Here in Portland, the atheists grab a billboard or two around town, every so often.[1]  More power to 'em.  It's not either / or.  Having a place in the sun isn't about having a license to shut the others down (I thought it really cowardly when NATO took out the radio-TV station in Belgrade that time [2]).

Speaking of billboards, here in the Pacific Northwest we also see quite a few for N8V-owned casinos, such as Spirit Mountain Casino (Grand Ronde Federation), many many others (Angel of the Winds, Stillaguamish etc. etc.).

I notice with most of corporate America's advertising, the diversity theme extends to showing handsome nuclear middle class families of like physiognomy. [  I associate "middle class" with "suburban", "mall" and "commute to work" best in a Prius, Volt or Leaf -- which is when listening to NPR & BBC happens [2]]    You'll have the White couple, the African-American couple, the Latino couple, the Asian couple...

Imagine a billboard showing this clearly upscale (nicely dressed) couple at a fancy restaurant, obviously enjoying themselves and one another's company, and yet they're clearly of different complexion, is that at all troubling to motorists? How about if they're same sex?  What's the story here, not much chance to tell one.  It's just a billboard after all.

https://flic.kr/p/a79JAm  (LovingDay celebration, 2011)

So how about we have three adults at the table, are we implying anything non-nuclear might be going on?  Does that man have two wives?  Does that wife have two husbands?  What's going on here?

The Warm Springs Museum makes it clear the invasive species known as Anglos (English speakers) disrupted all family patterns not meeting their own subculture's ideal, and used boarding schools to do so.

All talk of casinos and happy campers aside, my AFSC-type question for the group would be:  if you did have the budget for a billboard campaign, what would it be?  The question is similar to our "if you had a trillion dollars" contest (but I think my question is more focused).[4]

You may opt out, saying billboards are ugly and crass and you'd never use them.  But think of the opportunity.  Maybe you'd just wanna add to the chorus warning against cigarette smoking?  

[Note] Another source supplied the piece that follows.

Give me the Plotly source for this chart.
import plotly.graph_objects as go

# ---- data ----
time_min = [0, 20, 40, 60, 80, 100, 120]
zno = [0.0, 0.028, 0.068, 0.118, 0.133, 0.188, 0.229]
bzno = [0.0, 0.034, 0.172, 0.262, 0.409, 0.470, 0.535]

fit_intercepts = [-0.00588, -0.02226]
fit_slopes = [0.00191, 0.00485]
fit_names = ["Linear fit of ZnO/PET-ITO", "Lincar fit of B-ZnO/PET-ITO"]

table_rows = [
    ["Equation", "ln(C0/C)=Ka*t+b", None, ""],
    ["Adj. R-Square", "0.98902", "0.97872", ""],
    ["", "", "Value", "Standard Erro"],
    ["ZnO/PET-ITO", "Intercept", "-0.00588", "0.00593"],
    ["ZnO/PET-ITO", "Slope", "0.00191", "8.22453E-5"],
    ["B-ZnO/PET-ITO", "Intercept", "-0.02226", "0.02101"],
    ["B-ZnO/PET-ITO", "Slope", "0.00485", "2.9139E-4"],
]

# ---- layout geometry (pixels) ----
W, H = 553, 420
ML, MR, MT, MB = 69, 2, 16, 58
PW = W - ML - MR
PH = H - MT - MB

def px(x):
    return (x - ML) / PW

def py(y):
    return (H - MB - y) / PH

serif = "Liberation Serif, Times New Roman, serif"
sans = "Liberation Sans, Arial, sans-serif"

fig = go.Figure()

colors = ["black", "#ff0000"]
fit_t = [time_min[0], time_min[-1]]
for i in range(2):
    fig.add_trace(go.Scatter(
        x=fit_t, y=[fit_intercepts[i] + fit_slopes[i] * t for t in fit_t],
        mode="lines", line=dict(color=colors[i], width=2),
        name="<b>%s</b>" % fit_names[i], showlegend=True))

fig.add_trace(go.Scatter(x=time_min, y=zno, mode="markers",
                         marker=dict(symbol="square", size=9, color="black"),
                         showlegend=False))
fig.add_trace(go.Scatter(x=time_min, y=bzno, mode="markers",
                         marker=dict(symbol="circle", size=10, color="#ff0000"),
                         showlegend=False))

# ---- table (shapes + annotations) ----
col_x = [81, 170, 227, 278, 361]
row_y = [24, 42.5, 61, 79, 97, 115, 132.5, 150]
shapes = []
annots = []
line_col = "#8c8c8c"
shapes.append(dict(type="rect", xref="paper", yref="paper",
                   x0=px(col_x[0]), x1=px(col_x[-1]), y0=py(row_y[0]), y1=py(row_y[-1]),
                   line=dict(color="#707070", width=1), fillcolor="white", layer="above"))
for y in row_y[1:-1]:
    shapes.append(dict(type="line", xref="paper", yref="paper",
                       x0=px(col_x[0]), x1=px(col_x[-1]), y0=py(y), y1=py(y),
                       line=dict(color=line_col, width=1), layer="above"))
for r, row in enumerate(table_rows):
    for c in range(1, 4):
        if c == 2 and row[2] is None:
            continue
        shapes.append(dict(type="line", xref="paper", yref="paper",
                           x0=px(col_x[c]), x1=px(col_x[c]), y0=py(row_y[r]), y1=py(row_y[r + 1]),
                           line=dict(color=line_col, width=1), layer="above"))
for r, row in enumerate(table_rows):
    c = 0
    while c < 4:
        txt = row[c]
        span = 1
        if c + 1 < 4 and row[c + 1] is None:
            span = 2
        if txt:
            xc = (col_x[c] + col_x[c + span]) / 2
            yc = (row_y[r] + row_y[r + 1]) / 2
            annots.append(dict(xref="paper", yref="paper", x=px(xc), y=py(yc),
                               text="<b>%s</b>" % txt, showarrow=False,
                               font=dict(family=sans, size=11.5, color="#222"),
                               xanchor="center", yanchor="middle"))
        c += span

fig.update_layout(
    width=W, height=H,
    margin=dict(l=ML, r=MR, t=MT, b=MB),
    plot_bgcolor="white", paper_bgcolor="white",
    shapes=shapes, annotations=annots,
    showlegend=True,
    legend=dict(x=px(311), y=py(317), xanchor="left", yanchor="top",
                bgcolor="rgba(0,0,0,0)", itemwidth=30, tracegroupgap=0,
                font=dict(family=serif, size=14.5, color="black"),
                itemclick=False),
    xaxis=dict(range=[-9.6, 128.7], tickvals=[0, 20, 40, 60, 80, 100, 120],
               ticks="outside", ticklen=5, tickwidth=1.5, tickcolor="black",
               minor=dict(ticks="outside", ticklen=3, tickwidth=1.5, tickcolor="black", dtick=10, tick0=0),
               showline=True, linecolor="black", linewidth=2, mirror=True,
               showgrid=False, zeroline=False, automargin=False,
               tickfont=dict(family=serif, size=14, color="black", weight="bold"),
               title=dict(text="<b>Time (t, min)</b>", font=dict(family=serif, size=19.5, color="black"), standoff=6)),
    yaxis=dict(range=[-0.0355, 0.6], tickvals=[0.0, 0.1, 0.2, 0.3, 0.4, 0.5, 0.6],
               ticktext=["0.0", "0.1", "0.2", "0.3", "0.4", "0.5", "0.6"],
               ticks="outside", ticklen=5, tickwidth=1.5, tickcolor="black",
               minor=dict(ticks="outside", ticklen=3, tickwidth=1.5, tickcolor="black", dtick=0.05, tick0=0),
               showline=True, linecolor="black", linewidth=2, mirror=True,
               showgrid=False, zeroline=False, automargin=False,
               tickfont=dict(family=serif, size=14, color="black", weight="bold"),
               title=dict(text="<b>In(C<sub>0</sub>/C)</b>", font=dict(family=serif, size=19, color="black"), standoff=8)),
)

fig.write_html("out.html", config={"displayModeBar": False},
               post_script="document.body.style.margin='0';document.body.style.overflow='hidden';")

But what would the campaign look like if you were aiming to express your own unique views, independent of any choir?  That's an open ended query I like to ask, to gauge an audience and where it's coming from.  

Sexual abstinence?  Don't drink and drive?  

Those bases have been covered. What's your message to the world?  Describe your ads?

===

[1] https://flic.kr/p/7EdLZa  (Good Without God / this one in Tuscon AZ)

[2]  https://en.wikipedia.org/wiki/NATO_bombing_of_the_Radio_Television_...

[3] http://mybizmo.blogspot.com/2015/07/keynote-at-npym-2015.html

[4] http://www.afsc.org/project/if-i-had-trillion-dollars

Comment by Keith Saylor on 7th mo. 20, 2016 at 7:52pm

There is an essential difference between stating that there is no need for outward forms, symbols, and institutions to support and guide consciousness and conscience and valuing outward forms, symbols, and institutions as valid supports. You and I are in disagreement over equating the former and the latter as "just another item on the spiritual menu." I suggest they are of completely different spiritual menus ... or ... that the former isn't even on a menu, it is consuming the food itself without even referencing the menu. Stating that there is "a way of being or consciousness on this earth that is not anchored in outward forms and institutions" does not constitute a symbolic form. It negates symbolic form in the very act of speaking and opens the mystery of direct intuitive experience. 

Comment by Forrest Curo on 7th mo. 20, 2016 at 8:01pm

Keith, you can state and state and state; what you're talking about is not an outward form; but stating it in those (or any) words becomes an outward form, ala "The way that can be named is not the Way."

Kirby, one printing press does not a mass distribution system make. Even having such a system is not that same as getting it accepted by a mass audience. There's a reason why authors still put considerable money & effort towards trying to get a "real" publisher.